Finalizo o texto com duas obsessões pessoais: “fotos inspiradas de livros com capas bonitas” e “trechos que provavelmente inspiraram o trabalho do(a) capista”. A foto é que ilustra este post. O trecho é este a seguir:

Eu tinha chegado ao Santuário uma semana antes da festa mensal da lua cheia em Haad Rin. Haad Rin pode ter sido um lugar legal não muito tempo atrás, mas agora estava sufocada por sua própria popularidade, cheia de jovens lindos que adoravam raves e assistiam filmes a todo o volume do TV durante o fia enquanto esperavam a noite fluorescente.

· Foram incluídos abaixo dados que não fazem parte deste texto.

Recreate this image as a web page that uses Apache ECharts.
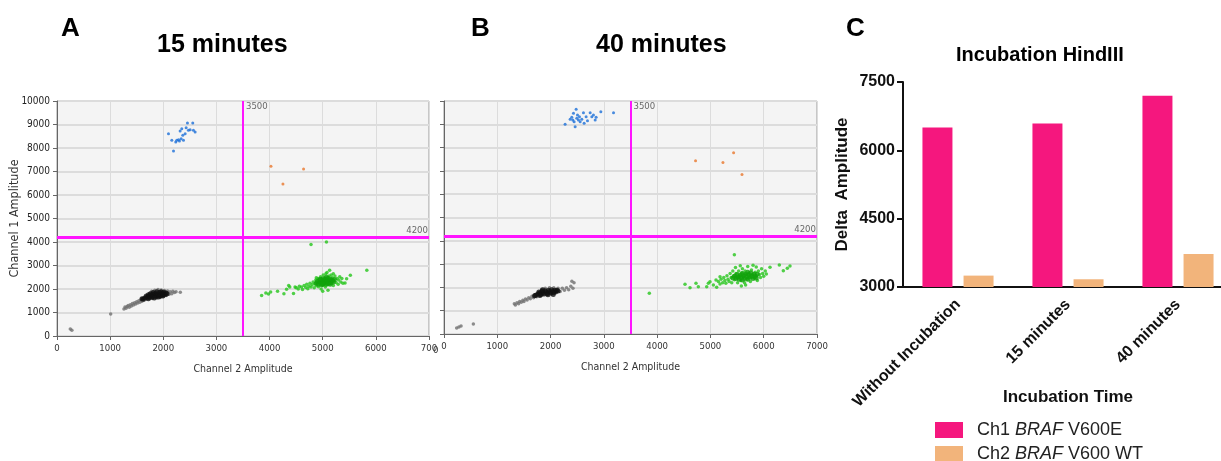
<!DOCTYPE html>
<html><head><meta charset="utf-8">
<script src="https://cdn.jsdelivr.net/npm/echarts@6/dist/echarts.min.js"></script>
<style>html,body{margin:0;padding:0;background:#fff}#c{width:1221px;height:461px}</style>
</head><body><div id="c"></div>
<script>
// ---------- DATA ----------
const ch2TickLabelsA = ['0','1000','2000','3000','4000','5000','6000','700'];
const ch2TickLabelsB = ['0','1000','2000','3000','4000','5000','6000','7000'];
const thresholdA = {ch2: 3500, ch1: 4200};
const thresholdB = {ch2: 3500, ch1: 4200};

// Panel A (15 minutes) droplets [Ch2, Ch1]
const blueA = [[2098,8610],[2160,8326],[2192,7872],[2235,8255],[2286,8355],[2317,8723],[2348,8823],[2367,8539],[2380,8326],[2411,8610],[2430,8865],[2455,9064],[2473,8752],[2505,8780],[2555,9064],[2567,8752],[2599,8681],[2304,8298],[2254,8326],[2336,8397]];
const orangeA = [[4026,7220],[4252,6468],[4640,7106]];
const greenA = [[3850,1720],[3930,1830],[3980,1790],[4020,1870],[4150,1900],[4270,1800],[4320,1990],[4360,2150],[4380,2090],[4450,1810],[4480,2080],[4780,3890],[5070,4000],[5420,2260],[5450,2440],[5520,2590],[5830,2800],
[4500,2050],[4540,2000],[4560,2120],[4600,2080],[4620,1980],[4650,2150],[4680,2060],[4700,2200],[4720,2010],[4740,2120],[4760,2250],[4780,2080],[4800,2180],[4820,2300],[4840,2050],[4850,2220],[4870,2380],[4880,2140],[4900,2260],[4910,2450],[4920,2100],[4940,2330],[4950,2200],[4960,2520],[4970,2000],[4980,2280],[4990,2400],[5000,2150],[5010,2600],[5020,2330],[5030,2220],[5040,2480],[5050,2080],[5060,2380],[5070,2280],[5080,2700],[5090,2180],[5100,2430],[5110,2320],[5120,2550],[5130,2800],[5140,2220],[5150,2400],[5160,2600],[5170,2300],[5180,2480],[5200,2150],[5210,2380],[5230,2550],[5250,2280],[5270,2450],[5290,2200],[5300,2380],[5320,2520],[5340,2300],[5360,2450],[5380,2250],[5100,1950],[5000,1900],[4880,2480],[5060,2650],[5200,2650]];
const greenCoreA = [[4880,2250],[4900,2320],[4920,2200],[4940,2380],[4960,2280],[4980,2180],[5000,2350],[5010,2440],[5020,2250],[5040,2320],[5050,2400],[5060,2200],[5080,2300],[5090,2380],[5100,2460],[5110,2250],[5130,2340],[5150,2420],[5160,2280],[5180,2360],[5200,2300],[5220,2400],[4960,2420],[5000,2220],[5070,2500],[5140,2200]];
const blackA = [[1260,1150],[1280,1230],[1300,1180],[1320,1260],[1340,1300],[1360,1220],[1380,1330],[1400,1280],[1420,1380],[1440,1320],[1460,1420],[1480,1360],[1500,1460],[1520,1400],[1540,1500],[1560,1440],[1580,1540],[1600,1480],[1620,1600],[1640,1520],[1660,1650],[1680,1560],[1700,1720],[1720,1600],[1740,1820],[1760,1650],[1780,1900],[1800,1600],[1840,1950],[1880,1620],[1900,1980],[1940,1640],[1960,1960],[2000,1680],[2020,1940],[2060,1720],[2080,1920],[2110,1780],[2130,1880],[2160,1800],[2180,1900],[2210,1850],[2240,1880],[2320,1860],[1010,940],[250,300],[280,240]];
const blackCoreA = [[1680,1700],[1700,1650],[1720,1760],[1740,1700],[1750,1640],[1760,1800],[1780,1720],[1790,1660],[1800,1780],[1810,1850],[1820,1700],[1830,1620],[1840,1760],[1850,1820],[1860,1680],[1870,1750],[1880,1880],[1890,1720],[1900,1800],[1910,1660],[1920,1760],[1930,1850],[1940,1700],[1950,1790],[1960,1880],[1970,1740],[1980,1820],[1990,1700],[2000,1780],[2010,1860],[2030,1760],[2050,1830],[2070,1800],[1720,1580],[1650,1620],[1620,1560],[1600,1580]];

// Panel B (40 minutes) droplets [Ch2, Ch1]
const blueB = [[2273,8997],[2367,9212],[2398,9298],[2430,9470],[2442,9112],[2461,8897],[2480,9642],[2492,9255],[2523,9183],[2542,9327],[2555,9112],[2586,9212],[2617,9499],[2630,9040],[2667,9327],[2693,9155],[2743,9499],[2774,9327],[2805,9398],[2837,9183],[2855,9298],[2943,9542],[3181,9499],[2417,9183],[2505,9398]];
const orangeB = [[4721,7436],[5235,7364],[5435,7779],[5592,6848]];
const greenB = [[3853,1745],[5449,3404],[4523,2132],[4617,1990],[4729,2175],[4773,2032],[4930,2032],[4961,2175],[4992,2246],[5055,2103],[5117,2003],[5105,2318],[5180,2460],[6118,2862],[6293,2960],[6368,2718],[6443,2818],[6493,2917],
[5150,2250],[5180,2150],[5200,2350],[5230,2200],[5250,2420],[5270,2300],[5290,2180],[5310,2500],[5330,2350],[5350,2250],[5370,2600],[5390,2420],[5400,2200],[5420,2700],[5440,2500],[5450,2330],[5470,2850],[5480,2600],[5500,2400],[5510,2200],[5530,2700],[5550,2500],[5560,2930],[5570,2300],[5590,2620],[5600,2800],[5620,2450],[5640,2200],[5650,2700],[5670,2550],[5690,2350],[5700,2900],[5720,2620],[5740,2450],[5750,2250],[5770,2750],[5790,2550],[5800,2950],[5820,2400],[5840,2650],[5860,2500],[5880,2300],[5900,2700],[5920,2550],[5940,2420],[5960,2800],[5980,2600],[6000,2480],[6030,2700],[6050,2580],[5860,2880],[5660,2100],[5580,2060]];
const greenCoreB = [[5420,2400],[5450,2480],[5480,2380],[5500,2550],[5520,2450],[5540,2350],[5560,2520],[5580,2420],[5600,2600],[5620,2500],[5640,2380],[5660,2560],[5680,2460],[5700,2350],[5720,2540],[5740,2440],[5760,2620],[5780,2480],[5800,2380],[5820,2560],[5840,2470],[5860,2400],[5880,2560],[5600,2320],[5700,2650]];
const blackB = [[1320,1300],[1340,1250],[1370,1340],[1400,1300],[1420,1400],[1450,1360],[1480,1450],[1500,1400],[1530,1500],[1560,1460],[1590,1560],[1620,1510],[1650,1620],[1680,1560],[1710,1680],[1740,1600],[1770,1760],[1800,1640],[1830,1900],[1860,1680],[1900,1960],[1940,1700],[1980,1980],[2020,1720],[2060,1980],[2100,1760],[2140,1960],[2180,1820],[2220,1960],[2260,1880],[2300,1990],[2340,1900],[2380,2050],[2420,1960],[2440,2200],[2400,2260],[238,258],[280,300],[320,340],[551,430]];
const blackCoreB = [[1760,1720],[1780,1800],[1800,1760],[1820,1700],[1840,1840],[1860,1780],[1880,1720],[1900,1860],[1920,1800],[1940,1740],[1960,1880],[1980,1820],[2000,1760],[2020,1900],[2040,1840],[2060,1780],[2080,1880],[2100,1820],[2120,1880],[2140,1850],[1850,1900],[1950,1680],[2050,1700],[1800,1650],[1720,1660],[1700,1640]];

// Panel C bar chart
const incubationCategories = ['Without Incubation','15 minutes','40 minutes'];
const ch1Delta = [6500, 6590, 7200];
const ch2Delta = [3250, 3170, 3725];
const legendNames = ['Ch1 BRAF V600E','Ch2 BRAF V600 WT'];

// ---------- CHART ----------
const FN = "'DejaVu Sans Condensed','Liberation Sans',sans-serif";
const FA = "'Liberation Sans',Arial,sans-serif";
const chart = echarts.init(document.getElementById('c'), null, {renderer:'canvas'});
const plain = v => String(v);

function scatterX(gi, labels){
  return {gridIndex:gi, type:'value', min:0, max:7000, interval:1000,
    name:'Channel 2 Amplitude', nameLocation:'middle', nameGap:28, nameMoveOverlap:false,
    nameTextStyle:{fontFamily:FN, fontSize:10.5, color:'#333'},
    axisLine:{show:true, onZero:false, lineStyle:{color:'#666', width:1}},
    axisTick:{show:true, length:4, lineStyle:{color:'#666'}},
    axisLabel:{fontFamily:FN, fontSize:9.5, color:'#333', margin:8, showMaxLabel:true, showMinLabel:true,
      hideOverlap:false, formatter: v => labels[Math.round(v/1000)]},
    splitLine:{show:true, lineStyle:{color:'#dcdcdc', width:1}}};
}
function scatterY(gi, showLabels){
  return {gridIndex:gi, type:'value', min:0, max:10000, interval:1000,
    name: showLabels ? 'Channel 1 Amplitude' : '', nameLocation:'middle', nameGap:36, nameMoveOverlap:false,
    nameTextStyle:{fontFamily:FN, fontSize:12.5, color:'#333'},
    axisLine:{show:true, onZero:false, lineStyle:{color:'#666', width:1}},
    axisTick:{show:true, length:4, lineStyle:{color:'#666'}},
    axisLabel:{show:showLabels, fontFamily:FN, fontSize:10, color:'#222', margin:7, formatter:plain},
    splitLine:{show:true, lineStyle:{color:'#dcdcdc', width:2}}};
}
function pts(gi, data, color, size){
  return {type:'scatter', xAxisIndex:gi, yAxisIndex:gi, data:data, symbolSize:size||3,
    itemStyle:{color:color}, silent:true, z:3};
}
function thresholds(gi, thr){
  return [
    {type:'scatter', xAxisIndex:gi, yAxisIndex:gi, data:[[thr.ch2, 10000]], symbolSize:0.1,
      itemStyle:{color:'transparent'}, silent:true, z:5,
      label:{show:true, formatter:p=>p.value[0], position:[3,1], align:'left', verticalAlign:'top',
        fontFamily:FN, fontSize:9.5, color:'#444'},
      markLine:{silent:true, symbol:'none', animation:false, label:{show:false},
        data:[{xAxis:thr.ch2, lineStyle:{color:'#ff14ff', width:2, type:'solid'}},
              {yAxis:thr.ch1, lineStyle:{color:'#ff14ff', width:3, type:'solid'}}]}},
    {type:'scatter', xAxisIndex:gi, yAxisIndex:gi, data:[[7000, thr.ch1]], symbolSize:0.1,
      itemStyle:{color:'transparent'}, silent:true, z:5,
      label:{show:true, formatter:p=>p.value[1], position:[-1,-2], align:'right', verticalAlign:'bottom',
        fontFamily:FN, fontSize:9.5, color:'#444'}}
  ];
}

const boldTitle = (text, left, top, size) => ({text, left, top,
  textStyle:{fontFamily:FA, fontWeight:'bold', fontSize:size, color:'#000'}});

const legendItem = (name, top) => ({data:[name], orient:'vertical', left:935, top:top, padding:0,
  itemWidth:28, itemHeight:16, icon:'rect', selectedMode:false,
  formatter: n => n.replace('BRAF', '{i|BRAF}'),
  textStyle:{fontFamily:FA, fontSize:18, color:'#222', padding:[0,0,0,9],
    rich:{i:{fontFamily:FA, fontStyle:'italic', fontSize:18, color:'#222'}}}});

const option = {
  animation:false,
  backgroundColor:'#ffffff',
  title:[
    boldTitle('A', 56, 11, 26), boldTitle('15 minutes', 152, 28, 25),
    boldTitle('B', 466, 11, 26), boldTitle('40 minutes', 591, 28, 25),
    boldTitle('C', 841, 11, 26), boldTitle('Incubation HindIII', 951, 40, 20)
  ],
  grid:[
    {left:57, top:101, width:372, height:235, show:true, backgroundColor:'#f4f4f4', borderColor:'#9a9a9a', borderWidth:1, containLabel:false, outerBoundsMode:'none'},
    {left:444, top:101, width:373, height:233, show:true, backgroundColor:'#f4f4f4', borderColor:'#9a9a9a', borderWidth:1, containLabel:false, outerBoundsMode:'none'},
    {left:903, top:82, width:330, height:205, containLabel:false, outerBoundsMode:'none'}
  ],
  xAxis:[
    scatterX(0, ch2TickLabelsA),
    scatterX(1, ch2TickLabelsB),
    {gridIndex:2, type:'category', data:incubationCategories,
      name:'Incubation Time', nameLocation:'middle', nameGap:102, nameMoveOverlap:false,
      nameTextStyle:{fontFamily:FA, fontWeight:'bold', fontSize:17, color:'#111'},
      axisLine:{lineStyle:{color:'#111', width:2}},
      axisTick:{alignWithLabel:true, length:6, lineStyle:{color:'#111', width:2}},
      axisLabel:{rotate:45, interval:0, fontFamily:FA, fontWeight:'bold', fontSize:16, color:'#111', margin:15}}
  ],
  yAxis:[
    scatterY(0, true),
    scatterY(1, false),
    {gridIndex:2, type:'value', min:3000, max:7500, interval:1500,
      name:'Delta  Amplitude', nameLocation:'middle', nameGap:52, nameMoveOverlap:false,
      nameTextStyle:{fontFamily:FA, fontWeight:'bold', fontSize:17, color:'#111'},
      axisLine:{show:true, lineStyle:{color:'#111', width:2}},
      axisTick:{show:true, length:6, lineStyle:{color:'#111', width:2}},
      axisLabel:{fontFamily:FA, fontWeight:'bold', fontSize:16, color:'#111', margin:8, formatter:plain},
      splitLine:{show:false}}
  ],
  legend:[legendItem(legendNames[0], 421), legendItem(legendNames[1], 445)],
  graphic:[{type:'text', left:433, top:346, silent:true,
    style:{text:'0', font:"9.5px 'DejaVu Sans Condensed',sans-serif", fill:'#333'}}],
  series:[
    pts(0, blackA, '#707070', 3.5), pts(0, blackCoreA, '#111111', 5),
    pts(0, greenA, '#25c61c', 3.5), pts(0, greenCoreA, '#12a20c', 5),
    pts(0, blueA, '#1b6fd8', 3), pts(0, orangeA, '#e8772c', 3),
    ...thresholds(0, thresholdA),
    pts(1, blackB, '#707070', 3.5), pts(1, blackCoreB, '#111111', 5),
    pts(1, greenB, '#25c61c', 3.5), pts(1, greenCoreB, '#12a20c', 5),
    pts(1, blueB, '#1b6fd8', 3), pts(1, orangeB, '#e8772c', 3),
    ...thresholds(1, thresholdB),
    {name:legendNames[0], type:'bar', xAxisIndex:2, yAxisIndex:2, data:ch1Delta, barWidth:30, barGap:'37%',
      itemStyle:{color:'#f5177e'}, silent:true},
    {name:legendNames[1], type:'bar', xAxisIndex:2, yAxisIndex:2, data:ch2Delta, barWidth:30, barGap:'37%',
      itemStyle:{color:'#f2b47b'}, silent:true}
  ]
};
chart.setOption(option);
</script>
</body></html>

  1. Ok, dou o braço a torcer: não é lá muito produtivo fazer uma busca dessas no campo dos sonhos. É tipo voltar a dormir a fim de continuar o sonho de onde parou: tem quem consiga fazer isso, mas não é normal.

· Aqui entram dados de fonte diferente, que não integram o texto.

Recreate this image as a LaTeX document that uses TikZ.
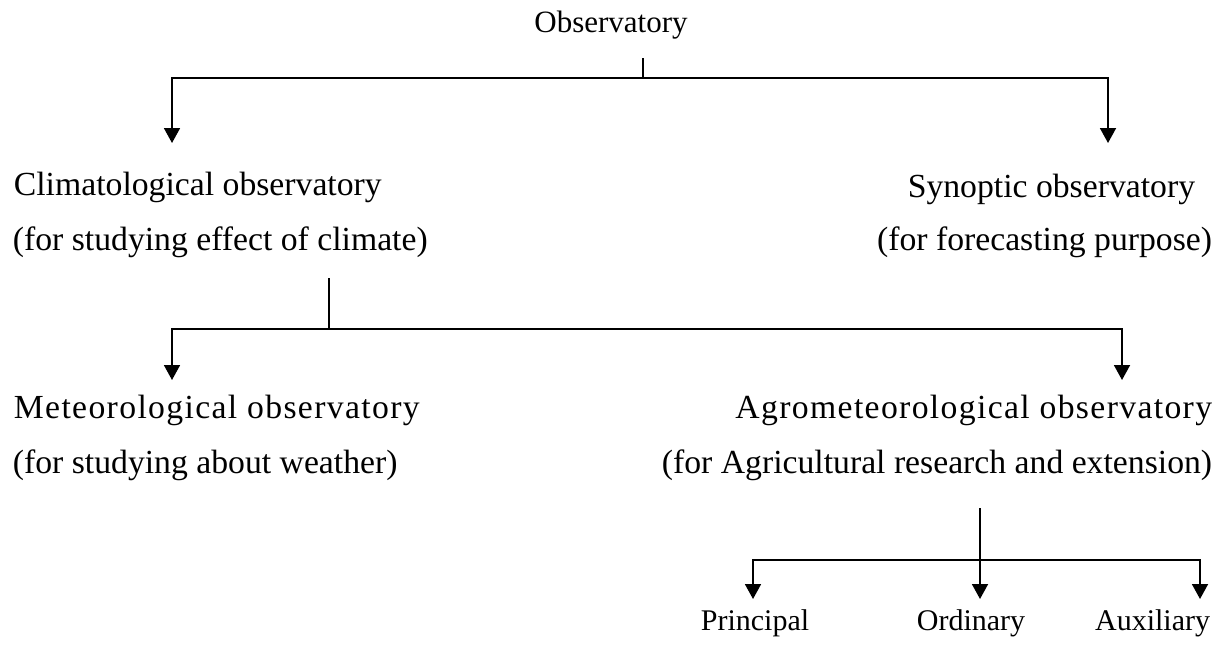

  2. Lembro-me pouco do que li dele durante o curso de Direito e realmente não tenho vontade alguma de procurar as anotações que fiz durante as aulas de sociologia jurídica. Ou qualquer outra anotação feita durante a graduação, verdade seja dita.
  3. O que explica a minha birra com filmes como Efeito borboleta. Ashton Kutcher, a tua mãe poderia ter virado fumante e desenvolver um câncer por qualquer motivo. O mundo não gira em torno do teu personagem. Deal with it!
  4. Isto é água.
  5. Nunca o li, mas virou filme estrelado por Tom Cruise. Já o emprestei diversas vezes em bibliotecas públicas e adorava reler a descrição do drink Zumbi, que é a maior criação do bartender Brian, o protagonista. As cores dele (do drink, não do bartender), ainda que eu nunca o tenha visto, parecem fantásticas. O texto a que me refiro termina com as seguintes frases “Não o sacuda, ou as cores se misturarão. Não o beba, ou a ilusão do arco-íris terminará.”
  6. Ainda que eu seja fervoroso entusiasta de livros de ficção.
  7. Falo de Cortázar. O texto sobre aspectos do conto se encontra no livro Valise de cronópio, logo após um texto enorme sobre Poe; o último, por sua vez, se chama “Você tem que ser realmente idiota para” e pertence ao livro Volta ao dia em 80 mundos. O Pips já falou sobre ambos os livros no Especial Julio Cortázar.